Speech recognition is another area where LSTMs shine. They can listen to and interpret speech by understanding both the immediate sounds and the broader context of a conversation. This means they can convert spoken words into written text with a high degree of accuracy, recognizing not just what was said but also how it fits into the conversation as a whole. This ability makes them incredibly useful for creating more responsive and understanding voice-activated assistants and making technology more accessible through real-time speech-to-text transcription.

Predicting sequences is yet another forte of LSTMs. Whether it's anticipating the next word in a sentence or forecasting stock market trends, LSTMs can analyze patterns over time to make predictions about what's likely to happen next. This is possible because of their ability to remember important details from the past and use that information to inform their understanding of the future. This predictive power has vast applications, from improving natural language interactions to making more accurate financial forecasts.

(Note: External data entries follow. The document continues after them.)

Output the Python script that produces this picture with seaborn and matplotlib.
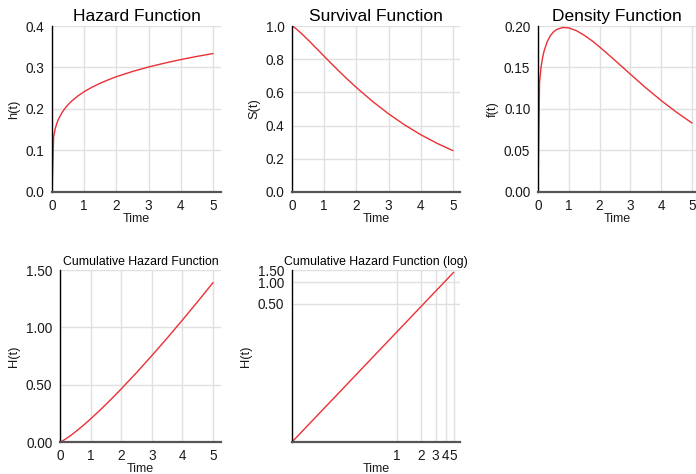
import matplotlib
matplotlib.use("Agg")
import matplotlib.pyplot as plt
import matplotlib.ticker as mticker
import seaborn as sns
import pandas as pd

# Values
time = [0.0, 0.05, 0.1, 0.15, 0.2, 0.3, 0.4, 0.5, 0.6, 0.8, 1.0, 1.25, 1.5,
        1.75, 2.0, 2.5, 3.0, 3.5, 4.0, 4.5, 5.0]
hazard = [0.0, 0.1328, 0.1526, 0.1655, 0.1753, 0.1901, 0.2013, 0.2105, 0.2183,
          0.2312, 0.2418, 0.2528, 0.2622, 0.2704, 0.2778, 0.2904, 0.3012,
          0.3106, 0.3191, 0.3267, 0.3336]
survival = [1.0, 0.9945, 0.9874, 0.9795, 0.9712, 0.9536, 0.9351, 0.9160,
            0.8966, 0.8571, 0.8175, 0.7685, 0.7205, 0.6741, 0.6295, 0.5461,
            0.4710, 0.4041, 0.3452, 0.2938, 0.2491]
density = [0.0, 0.1321, 0.1506, 0.1621, 0.1702, 0.1812, 0.1883, 0.1928,
           0.1957, 0.1982, 0.1977, 0.1943, 0.1889, 0.1823, 0.1748, 0.1586,
           0.1419, 0.1255, 0.1102, 0.0960, 0.0831]
cumhaz = [0.0, 0.00554, 0.01271, 0.02068, 0.02921, 0.04752, 0.06709, 0.08771,
          0.1092, 0.1542, 0.2015, 0.2634, 0.3278, 0.3944, 0.4629, 0.6050,
          0.7530, 0.9060, 1.0635, 1.2250, 1.3900]

titles = ["Hazard Function", "Survival Function", "Density Function",
          "Cumulative Hazard Function", "Cumulative Hazard Function (log)"]
ylabels = ["h(t)", "S(t)", "f(t)", "H(t)", "H(t)"]

df = pd.DataFrame({"time": time, "hazard": hazard, "survival": survival,
                   "density": density, "cumhaz": cumhaz})
df_log = df[df["time"] > 0]

sns.set_style("white")
plt.rcParams["font.family"] = ["Liberation Sans", "DejaVu Sans"]

W, H = 696, 474
fig = plt.figure(figsize=(W / 100, H / 100), dpi=100)

def ax_px(l, t, r, b):
    return fig.add_axes([l / W, 1 - b / H, (r - l) / W, (b - t) / H])

LINE = "#ec2f35"
GRID = "#e0e0e0"

def style(ax, title, ylabel, tsize):
    ax.set_facecolor("white")
    ax.grid(True, color=GRID, linewidth=1.0)
    ax.set_axisbelow(True)
    for s in ["top", "right"]:
        ax.spines[s].set_visible(False)
    ax.spines["left"].set_color("black")
    ax.spines["left"].set_linewidth(1.0)
    ax.spines["bottom"].set_color("#555555")
    ax.spines["bottom"].set_linewidth(1.6)
    ax.tick_params(axis="both", which="both", direction="out", length=4,
                   width=1, color="#333333", labelsize=9.8, pad=1.5,
                   labelcolor="#1a1a1a")
    ax.tick_params(axis="x", pad=1)
    ax.tick_params(axis="x", which="minor", length=0)
    ax.tick_params(axis="y", which="minor", length=0)
    ax.set_title(title, fontsize=tsize, pad=3.5, color="black")
    ax.set_xlabel("Time", fontsize=9.0, labelpad=0, color="#1a1a1a")
    ax.set_ylabel(ylabel, fontsize=9.3, labelpad=4, color="#1a1a1a")

# Hazard
ax1 = ax_px(52, 26, 221, 192)
sns.lineplot(data=df, x="time", y="hazard", ax=ax1, color=LINE, linewidth=1.0)
ax1.set_xlim(0, 5.25)
ax1.set_ylim(0, 0.4)
ax1.set_xticks([0, 1, 2, 3, 4, 5])
ax1.set_yticks([0.0, 0.1, 0.2, 0.3, 0.4])
ax1.yaxis.set_major_formatter(mticker.FormatStrFormatter("%.1f"))
style(ax1, titles[0], ylabels[0], 12.5)

# Survival
ax2 = ax_px(292, 26, 460, 192)
sns.lineplot(data=df, x="time", y="survival", ax=ax2, color=LINE, linewidth=1.0)
ax2.set_xlim(0, 5.22)
ax2.set_ylim(0, 1.0)
ax2.set_xticks([0, 1, 2, 3, 4, 5])
ax2.set_yticks([0.0, 0.2, 0.4, 0.6, 0.8, 1.0])
ax2.yaxis.set_major_formatter(mticker.FormatStrFormatter("%.1f"))
style(ax2, titles[1], ylabels[1], 12.5)

# Density
ax3 = ax_px(538, 26, 696, 192)
sns.lineplot(data=df, x="time", y="density", ax=ax3, color=LINE, linewidth=1.0)
ax3.set_xlim(0, 5.13)
ax3.set_ylim(0, 0.2)
ax3.set_xticks([0, 1, 2, 3, 4, 5])
ax3.set_yticks([0.0, 0.05, 0.10, 0.15, 0.20])
ax3.yaxis.set_major_formatter(mticker.FormatStrFormatter("%.2f"))
style(ax3, titles[2], ylabels[2], 12.5)

# Cumulative hazard
ax4 = ax_px(60, 270, 221, 442)
sns.lineplot(data=df, x="time", y="cumhaz", ax=ax4, color=LINE, linewidth=1.0)
ax4.set_xlim(0, 5.26)
ax4.set_ylim(0, 1.5)
ax4.set_xticks([0, 1, 2, 3, 4, 5])
ax4.set_yticks([0.0, 0.5, 1.0, 1.5])
ax4.yaxis.set_major_formatter(mticker.FormatStrFormatter("%.2f"))
style(ax4, titles[3], ylabels[3], 8.8)

# Cumulative hazard (log)
ax5 = ax_px(292, 270, 460, 442)
sns.lineplot(data=df_log, x="time", y="cumhaz", ax=ax5, color=LINE, linewidth=1.0)
ax5.set_xscale("log")
ax5.set_yscale("log")
ax5.set_xlim(0.05, 6.0)
ax5.set_ylim(cumhaz[1], 1.5)
ax5.xaxis.set_major_locator(mticker.FixedLocator([1, 2, 3, 4, 5]))
ax5.xaxis.set_minor_locator(mticker.NullLocator())
ax5.xaxis.set_major_formatter(mticker.FormatStrFormatter("%d"))
ax5.yaxis.set_major_locator(mticker.FixedLocator([0.5, 1.0, 1.5]))
ax5.yaxis.set_minor_locator(mticker.NullLocator())
ax5.yaxis.set_major_formatter(mticker.FormatStrFormatter("%.2f"))
style(ax5, titles[4], ylabels[4], 8.8)

fig.savefig("out.png", dpi=100, facecolor="white")
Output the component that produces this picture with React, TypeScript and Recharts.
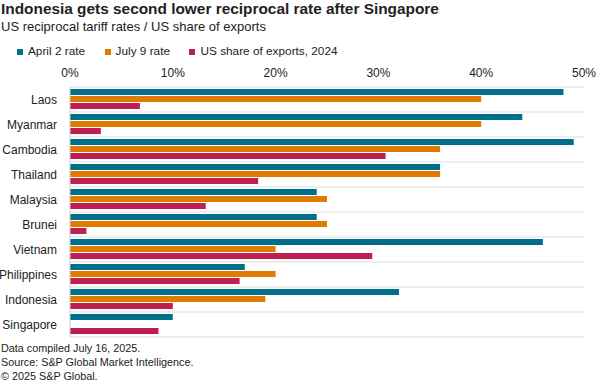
import { Bar, BarChart, CartesianGrid, XAxis, YAxis } from "recharts";

const countries = [
  "Laos",
  "Myanmar",
  "Cambodia",
  "Thailand",
  "Malaysia",
  "Brunei",
  "Vietnam",
  "Philippines",
  "Indonesia",
  "Singapore",
];
const april2Rate = [48, 44, 49, 36, 24, 24, 46, 17, 32, 10];
const july9Rate = [40, 40, 36, 36, 25, 25, 20, 20, 19, 0];
const usShare2024 = [6.8, 3.0, 30.7, 18.3, 13.2, 1.6, 29.4, 16.5, 10.0, 8.6];
const xTicks = [0, 10, 20, 30, 40, 50];

const SERIES = [
  { key: "april", name: "April 2 rate", color: "#006f8a" },
  { key: "july", name: "July 9 rate", color: "#de7b00" },
  { key: "share", name: "US share of exports, 2024", color: "#be1f50" },
];

const FONT = '"Liberation Sans", Arial, sans-serif';

const data = countries.map((country, i) => ({
  country,
  april: april2Rate[i],
  july: july9Rate[i],
  share: usShare2024[i],
}));

export default function App() {
  return (
    <div
      style={{
        position: "relative",
        width: 600,
        height: 384,
        fontFamily: FONT,
        color: "#222",
        background: "#fff",
        overflow: "hidden",
      }}
    >
      <style>{`body{margin:0}`}</style>
      <div
        style={{
          position: "absolute",
          left: 1,
          top: 1.3,
          fontSize: 15.4,
          lineHeight: 1,
          fontWeight: "bold",
          whiteSpace: "nowrap",
        }}
      >
        Indonesia gets second lower reciprocal rate after Singapore
      </div>
      <div
        style={{
          position: "absolute",
          left: 1,
          top: 19.8,
          fontSize: 13,
          lineHeight: 1,
          whiteSpace: "nowrap",
        }}
      >
        US reciprocal tariff rates / US share of exports
      </div>
      <div
        style={{
          position: "absolute",
          left: 17,
          top: 46,
          fontSize: 11.8,
          lineHeight: 1,
          display: "flex",
          gap: 19.5,
          whiteSpace: "nowrap",
        }}
      >
        {SERIES.map((s) => (
          <span key={s.key} style={{ display: "flex", alignItems: "center" }}>
            <span
              style={{
                width: 6,
                height: 6,
                background: s.color,
                marginRight: 5,
                display: "inline-block",
              }}
            />
            {s.name}
          </span>
        ))}
      </div>

      <div style={{ position: "absolute", left: 0, top: 0 }}>
        <BarChart
          width={600}
          height={384}
          data={data}
          layout="vertical"
          margin={{ top: 67, right: 16, bottom: 47, left: 0 }}
          barCategoryGap={2}
          barGap={1}
        >
          <CartesianGrid
            vertical={false}
            stroke="#dddddd"
            horizontalCoordinatesGenerator={({ offset }: any) =>
              countries
                .map((_, i) => offset.top + (i * offset.height) / countries.length)
                .concat(offset.top + offset.height)
            }
          />
          <XAxis
            type="number"
            orientation="top"
            domain={[0, 50]}
            ticks={xTicks}
            tickFormatter={(v) => `${v}%`}
            axisLine={false}
            tickLine={false}
            tickMargin={4}
            height={20}
            tick={{ fill: "#222", fontSize: 12, fontFamily: FONT }}
          />
          <YAxis
            type="category"
            dataKey="country"
            width={70}
            axisLine={{ stroke: "#cccccc" }}
            tickLine={false}
            tickMargin={7}
            tick={{ fill: "#222", fontSize: 12, fontFamily: FONT }}
          />
          {SERIES.map((s) => (
            <Bar
              key={s.key}
              dataKey={s.key}
              name={s.name}
              fill={s.color}
              isAnimationActive={false}
            />
          ))}
        </BarChart>
      </div>

      <div
        style={{
          position: "absolute",
          left: 1,
          top: 342,
          fontSize: 10.8,
          lineHeight: "13.8px",
          whiteSpace: "nowrap",
        }}
      >
        <div>Data compiled July 16, 2025.</div>
        <div>Source: S&amp;P Global Market Intelligence.</div>
        <div>© 2025 S&amp;P Global.</div>
      </div>
    </div>
  );
}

LSTMs have significantly advanced AI by providing a way to retain and utilize long-term information in a dynamic and effective manner. Their unique ability to selectively remember and forget allows them to handle complex, sequential tasks that were previously challenging for machines. As artificial intelligence continues to evolve, the role of LSTMs is expected to expand, driving more sophisticated, intuitive, and human-like interactions between machines and the world. They're not just a tool in AI's toolkit; they're a fundamental component that's helping to shape a future where machines understand and interact with the world in increasingly complex and helpful ways.